The decision to eat locally and sustainably yields ample positive effects. Besides feeding yourself and your family healthier food, you will support local economies and reduce fossil fuel emissions (buying a zucchini from the farm down the road uses a lot less gas than one that is shipped from Mexico). Overall, you will get fresher, better quality food, and rediscover the genuine joy of cooking and eating the bounty of the Earth without harming it.
But where to start?
Here are some easy initiatives to get involved with eating locally:
1. Shop at farmers’ markets.
With the bounty of summer upon us, there are farmers’ markets everywhere you look. Most take place on the weekends, but many areas have midweek markets as well. Shopping at a farmers’ market allows you to buy directly from the source and even meet the farmers who grow your food. They are energizing community events that usually involve live music and fun for the kids.
The Internet is a treasure trove of information on all things sustainability. Simply Google your location and ‘farmers’ markets’ and you should come up with times and locations. For example, a complete listing of Massachusetts’ farmers’ markets can be found at www.massfarmersmarkets.org
2. Join a food co-op.
If you do not have time to go to the market, you can join a local food cooperative, or co-op. A co-op is essentially a grocery store that is owned collectively by its members and carries local and natural foods. Like going to the farmers’ market, joining a co-op will inject an automatic sense of community into your shopping process.
3. Plant a potted herb garden.
I know, I know, taking on another project right now is a lot to ask.

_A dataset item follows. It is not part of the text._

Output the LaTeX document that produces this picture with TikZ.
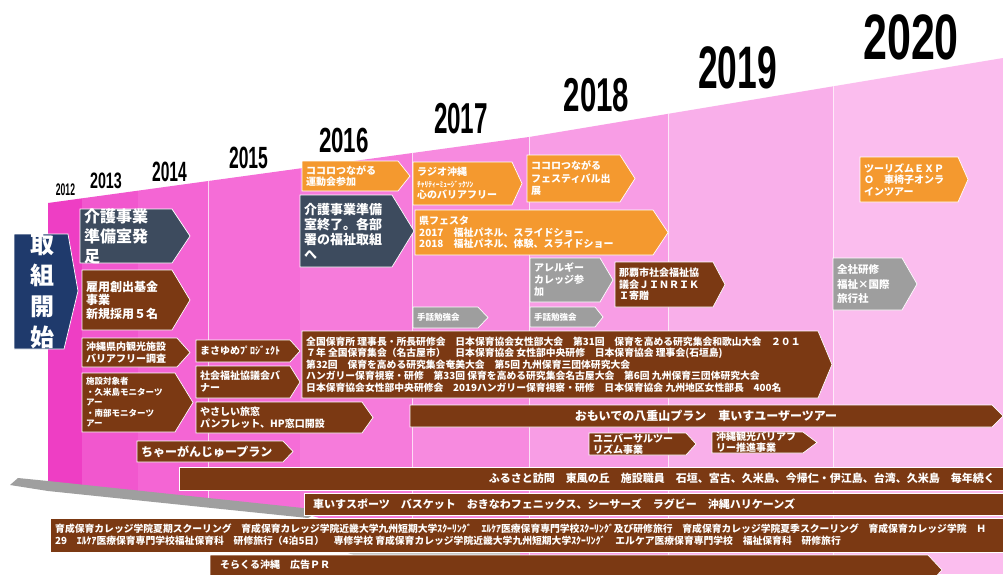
\documentclass[tikz,border=0pt]{standalone}
\usepackage{fontspec}
\usepackage{graphicx}
\setmainfont{Noto Sans CJK JP}
\newfontfamily\yrfont{Liberation Sans}
\definecolor{brownbox}{HTML}{7B3913}
\definecolor{slatebox}{HTML}{3D4B5E}
\definecolor{navybox}{HTML}{1F3A6C}
\definecolor{orangebox}{HTML}{F4992F}
\definecolor{greybox}{HTML}{9E9E9E}
\definecolor{pk0}{HTML}{EE3EC4}
\definecolor{pk1}{HTML}{F157CE}
\definecolor{pk2}{HTML}{F465D4}
\definecolor{pk3}{HTML}{F56DD7}
\definecolor{pk4}{HTML}{F67BDB}
\definecolor{pk5}{HTML}{F78ADF}
\definecolor{pk6}{HTML}{F89DE5}
\definecolor{pk7}{HTML}{F9AFEA}
\definecolor{pk8}{HTML}{FBBDEE}
\newcommand{\fs}[2]{\fontsize{#1}{#2}\selectfont}
\tikzset{
  boxline/.style={draw=white, line width=0.7pt},
  lbl/.style={text=white, align=left, inner sep=0pt, anchor=west},
  sepline/.style={draw=white, line width=1pt, opacity=0.7},
}
% name, colour, x1, y1, x2, xpoint, y2, font, text
\newcommand{\sig}[9]{%
  \fill[#2, boxline] (#3,#4) -- (#5,#4) -- (#6,{(#4+#7)/2}) -- (#5,#7) -- (#3,#7) -- cycle;
  \node[lbl, font={#8\bfseries}] (#1) at ({#3+4},{(#4+#7)/2}) {#9};}
\newcommand{\yr}[6]{\node[anchor=base, inner sep=0pt, font={\yrfont\bfseries\fontsize{#4}{#4}\selectfont}] (#1) at (#2,#3) {\scalebox{#5}[1]{#6}};}
\begin{document}
\begin{tikzpicture}[x=1pt,y=-1pt]
\useasboundingbox (0,0) rectangle (1003,574);
\fill[white] (0,0) rectangle (1003,574);
% pink floor
\begin{scope}
\clip (48,203) -- (529,137) -- (1003,58) -- (1003,574) -- (520,574) -- (305,514) -- (48,483) -- cycle;
\fill[pk0] (48,0) rectangle (82,574);
\fill[pk1] (82,0) rectangle (138,574);
\fill[pk2] (138,0) rectangle (208,574);
\fill[pk3] (208,0) rectangle (300,574);
\fill[pk4] (300,0) rectangle (412,574);
\fill[pk5] (412,0) rectangle (529,574);
\fill[pk6] (529,0) rectangle (668,574);
\fill[pk7] (668,0) rectangle (833,574);
\fill[pk8] (833,0) rectangle (1003,574);
\foreach \sx in {208,412,529,668,833} \draw[sepline] (\sx,0) -- (\sx,574);
\end{scope}
% grey floor edge
\fill[gray!75] (10,485) -- (18,478) -- (48,481) -- (322,510) -- (308,518) -- (48,491) -- cycle;
\fill[gray!45] (345,552) -- (520,552) -- (520,557) -- (360,557) -- cycle;
% years
\yr{y2012}{65.5}{195}{16.8}{0.51}{2012}
\yr{y2013}{106}{188}{22.3}{0.64}{2013}
\yr{y2014}{169.5}{181}{27.9}{0.56}{2014}
\yr{y2015}{248.5}{168}{30.7}{0.57}{2015}
\yr{y2016}{344}{152}{34.9}{0.64}{2016}
\yr{y2017}{461}{133}{43.3}{0.56}{2017}
\yr{y2018}{596.5}{111}{47.5}{0.62}{2018}
\yr{y2019}{737.5}{88}{60}{0.59}{2019}
\yr{y2020}{911}{59}{64.2}{0.67}{2020}
% start box
\fill[navybox, boxline] (14,234) -- (68,234) -- (78,291) -- (64,349) -- (14,349) -- cycle;
\node[text=white, align=center, inner sep=0pt, font={\fs{24}{31}\bfseries}] (start) at (42,292) {取\\組\\開\\始};
% 2013-2015 column
\sig{kaigoA}{slatebox}{80}{209}{172}{190}{263}{\fs{16}{20}}{介護事業\\準備室発\\足}
\sig{koyo}{brownbox}{82}{270}{172}{190}{330}{\fs{12}{13.5}}{雇用創出基金\\事業\\新規採用５名}
\sig{okinawa}{brownbox}{82}{338}{177}{190}{367}{\fs{10}{12}}{沖縄県内観光施設\\バリアフリー調査}
\sig{shisetsu}{brownbox}{82}{373}{175}{193}{432}{\fs{8.5}{10.5}}{施設対象者\\・久米島モニターツ\\アー\\・南部モニターツ\\アー}
\sig{masayume}{brownbox}{196}{340}{290}{300}{362}{\fs{10}{12}}{まさゆめﾌﾟﾛｼﾞｪｸﾄ}
\sig{shakai}{brownbox}{196}{366}{290}{300}{398}{\fs{10}{12}}{社会福祉協議会バ\\ナー}
\sig{yasashii}{brownbox}{196}{402}{362}{373}{433}{\fs{10}{11.5}}{やさしい旅窓\\パンフレット、HP窓口開設}
\sig{chaagan}{brownbox}{137}{441}{283}{293}{462}{\fs{12}{14}}{ちゃーがんじゅープラン}
% big brown box
\sig{hoiku}{brownbox}{302}{331}{818}{832}{398}{\fs{9.8}{11.4}}{全国保育所 理事長・所長研修会　日本保育協会女性部大会　第31回　保育を高める研究集会和歌山大会　２０１\\７年 全国保育集会（名古屋市）　日本保育協会 女性部中央研修　日本保育協会 理事会(石垣島)\\第32回　保育を高める研究集会奄美大会　第5回 九州保育三団体研究大会\\ハンガリー保育視察・研修　第33回 保育を高める研究集会名古屋大会　第6回 九州保育三団体研究大会\\日本保育協会女性部中央研修会　2019ハンガリー保育視察・研修　日本保育協会 九州地区女性部長　400名}
% 2016
\sig{kokoroA}{orangebox}{302}{161}{398}{410}{191}{\fs{10}{11}}{ココロつながる\\運動会参加}
\sig{kaigoB}{slatebox}{300}{195}{392}{414}{267}{\fs{13}{15}}{介護事業準備\\室終了。各部\\署の福祉取組\\へ}
% 2017
\sig{radio}{orangebox}{413}{162}{512}{522}{205}{\fs{10}{11.5}}{ラジオ沖縄\\{\fs{7.5}{11.5}ﾁｬﾘﾃｨｰﾐｭｰｼﾞｯｸｿﾝ}\\心のバリアフリー}
\sig{fest}{orangebox}{415}{210}{653}{668}{255}{\fs{10}{11.5}}{県フェスタ\\2017　福祉パネル、スライドショー\\2018　福祉パネル、体験、スライドショー}
\sig{shuwaA}{greybox}{413}{307}{478}{488}{328}{\fs{8.5}{10}}{手話勉強会}
% 2018
\sig{kokoroB}{orangebox}{527}{155}{620}{635}{202}{\fs{10}{12.5}}{ココロつながる\\フェスティバル出\\展}
\sig{allergy}{greybox}{530}{258}{600}{613}{302}{\fs{10}{12}}{アレルギー\\カレッジ参\\加}
\sig{shuwaB}{greybox}{530}{307}{595}{603}{327}{\fs{8.5}{10}}{手話勉強会}
\sig{naha}{brownbox}{615}{262}{713}{725}{307}{\fs{10}{11.5}}{那覇市社会福祉協\\議会ＪＩＮＲＩＫ\\Ｉ寄贈}
% 2020
\sig{expo}{orangebox}{860}{157}{958}{968}{202}{\fs{10}{11.5}}{ツーリズムＥＸＰ\\Ｏ　車椅子オンラ\\インツアー}
\sig{zensha}{greybox}{833}{258}{902}{917}{310}{\fs{10.5}{14.5}}{全社研修\\福祉×国際\\旅行社}
% long bars
\fill[brownbox, boxline] (410,405) -- (992,405) -- (1003,416) -- (992,427) -- (410,427) -- cycle;
\node[text=white, inner sep=0pt, font={\fs{12}{14}\bfseries}] (omoide) at (706,416) {おもいでの八重山プラン　車いすユーザーツアー};
\sig{univ}{brownbox}{589}{433}{686}{696}{455}{\fs{10}{11}}{ユニバーサルツー\\リズム事業}
\sig{bfree}{brownbox}{712}{432}{803}{817}{453}{\fs{10}{11}}{沖縄観光バリアフ\\リー推進事業}
\fill[brownbox, boxline] (179,467) rectangle (1005,490);
\node[text=white, inner sep=0pt, anchor=east, font={\fs{11}{13}\bfseries}] (furusato) at (995,478.5) {ふるさと訪問　東風の丘　施設職員　石垣、宮古、久米島、今帰仁・伊江島、台湾、久米島　毎年続く};
\fill[brownbox, boxline] (304,493) rectangle (1005,515);
\node[lbl, font={\fs{11}{13}\bfseries}] (sports) at (313,504) {車いすスポーツ　バスケット　おきなわフェニックス、シーサーズ　ラグビー　沖縄ハリケーンズ};
\fill[brownbox, boxline] (50,518) rectangle (1005,552);
\node[lbl, font={\fs{9.8}{12}\bfseries}] (ikusei) at (55,535) {育成保育カレッジ学院夏期スクーリング　育成保育カレッジ学院近畿大学九州短期大学ｽｸｰﾘﾝｸﾞ　ｴﾙｹｱ医療保育専門学校ｽｸｰﾘﾝｸﾞ及び研修旅行　育成保育カレッジ学院夏季スクーリング　育成保育カレッジ学院　Ｈ\\29　ｴﾙｹｱ医療保育専門学校福祉保育科　研修旅行（4泊5日）　専修学校 育成保育カレッジ学院近畿大学九州短期大学ｽｸｰﾘﾝｸﾞ　エルケア医療保育専門学校　福祉保育科　研修旅行};
\fill[brownbox, boxline] (210,555) -- (928,555) -- (942,570) -- (928,585) -- (210,585) -- cycle;
\node[lbl, font={\fs{10}{12}\bfseries}] (sorakuru) at (220,565) {そらくる沖縄　広告ＰＲ};
\end{tikzpicture}
\end{document}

But the minimal work of planting a potted herb garden is vastly outweighed by its benefits. Herbs provide the most flavor in any dish and cooking with fresh ones from your own porch/backyard/windowsill will be incredibly rewarding. Simply go to your local gardening store or farmers’ market, choose your favorite herbs, put them in a pot with dirt, place them somewhere that gets sun, and water them once a day. That’s it.
4. CSA: Community Shared Agriculture.
Another awesome way to procure fresh food is to buy a CSA subscription to a local farm. Community Shared Agriculture is when you pay a flat rate (usually per 10 or 12 week season) to receive a weekly box of produce directly from a farm. The box is either delivered right to your door or available for pick-up, depending on the farm. For more information, check out http://www.localharvest.org/csa/
5. Eat at farm-to-table restaurants and food trucks.

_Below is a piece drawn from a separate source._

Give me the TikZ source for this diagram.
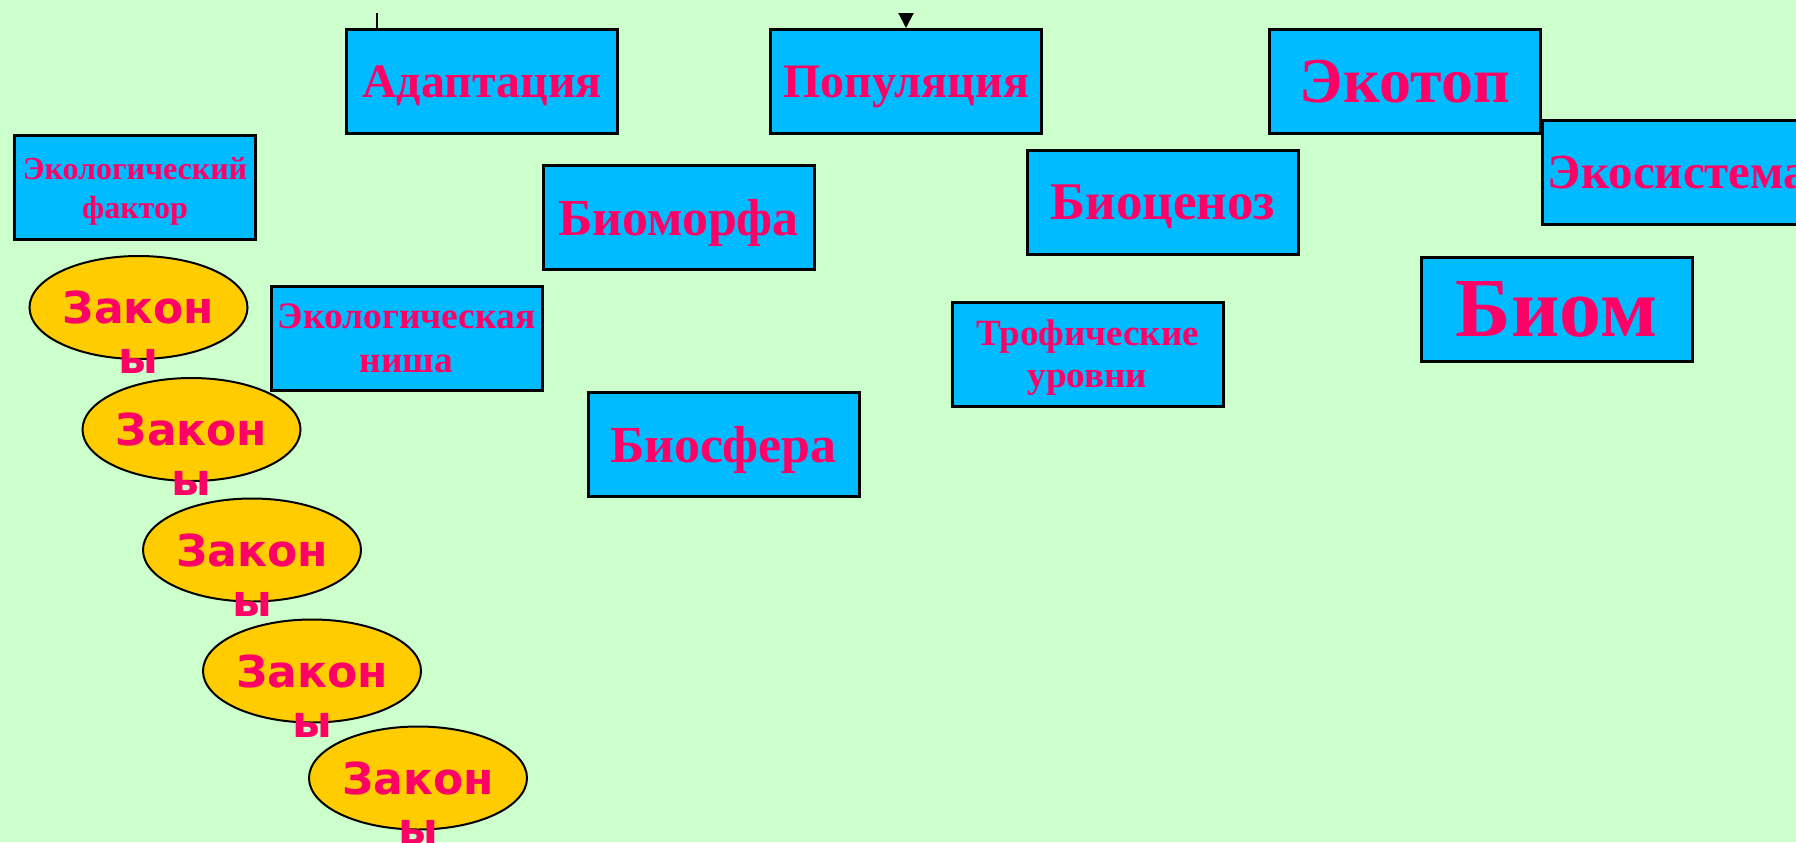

For the nights when shopping and cooking seem like too much, there’s always farm-to-table cuisine, an increasingly popular trend in restaurants. Whether you want something fast or a formal dining experience, farm-to-table chefs cook with fresh, seasonal ingredients from local farms and markets. Use websites and mobile apps like www.yelp.com or www.urbanspoon.com and search ‘farm-to-table’ in your area. Enjoy!